Zum Projekt gehört auch „Experimentelle Interventionen zur Cold-Spot-Aktivierung“

Wir reden im Tourismus schon länger von der „carrying capacity“, der Aufnahmefähigkeit eines Raums: Hotspots liegen darüber, Cold Spots darunter. Wir versuchen, Besucher auch in solche Cold Spots zu lenken, das heißt, abseits der Hotspots Angebote machen zu können, die ebenfalls attraktiv sind. Im Austausch mit dem Team des Naturparks Nagelfluhkette zum Beispiel ist über solche Cold Spots gesprochen worden, weil dort die großen Wanderparkplätze fehlen.
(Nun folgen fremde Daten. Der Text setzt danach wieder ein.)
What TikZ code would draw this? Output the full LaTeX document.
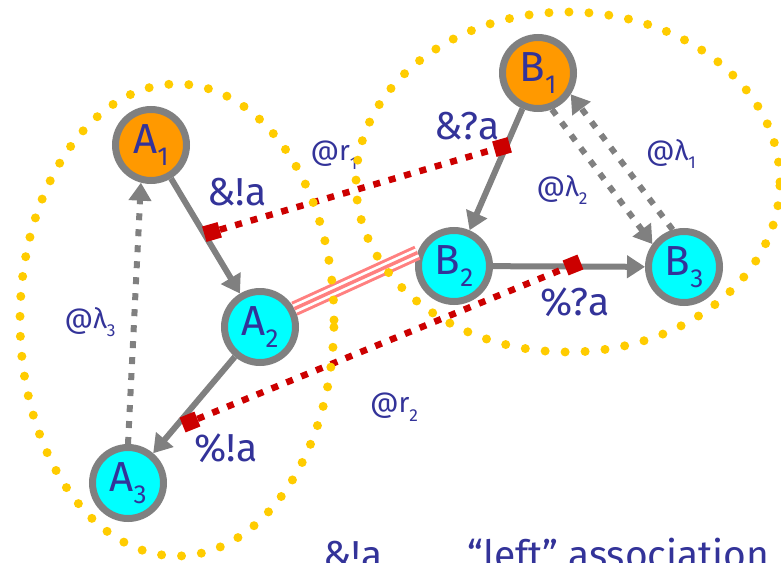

Hier könnte etwa ein E-Bus super funktionieren, der die Leute am Ort x absetzt und am Ort y wieder abholt. So können Gebiete erschlossen werden, zu denen man eben nicht so problemlos kommt. Man muss aber auch bedenken, dass es in bestimmten Urlaubsgebieten kaum attraktive Cold Spots mehr gibt.

Welches Ergebnis erhoffen Sie sich beim AIR-Projekt?

Dass es funktioniert und alle Seiten profitieren – Gäste­erlebnis und lokale Bevölkerung gleichermaßen.

Das Projekt ist im Januar 2022 gestartet und auf drei Jahre angelegt. Wie geht es danach weiter?

Wenn wir erklären können, wie der Recommender gut funk­tionieren kann, wenn also der Pilot steht, dann kann er in die Praxis ausgerollt werden. Dazu braucht es dann die nötigen Mittel und Strukturen.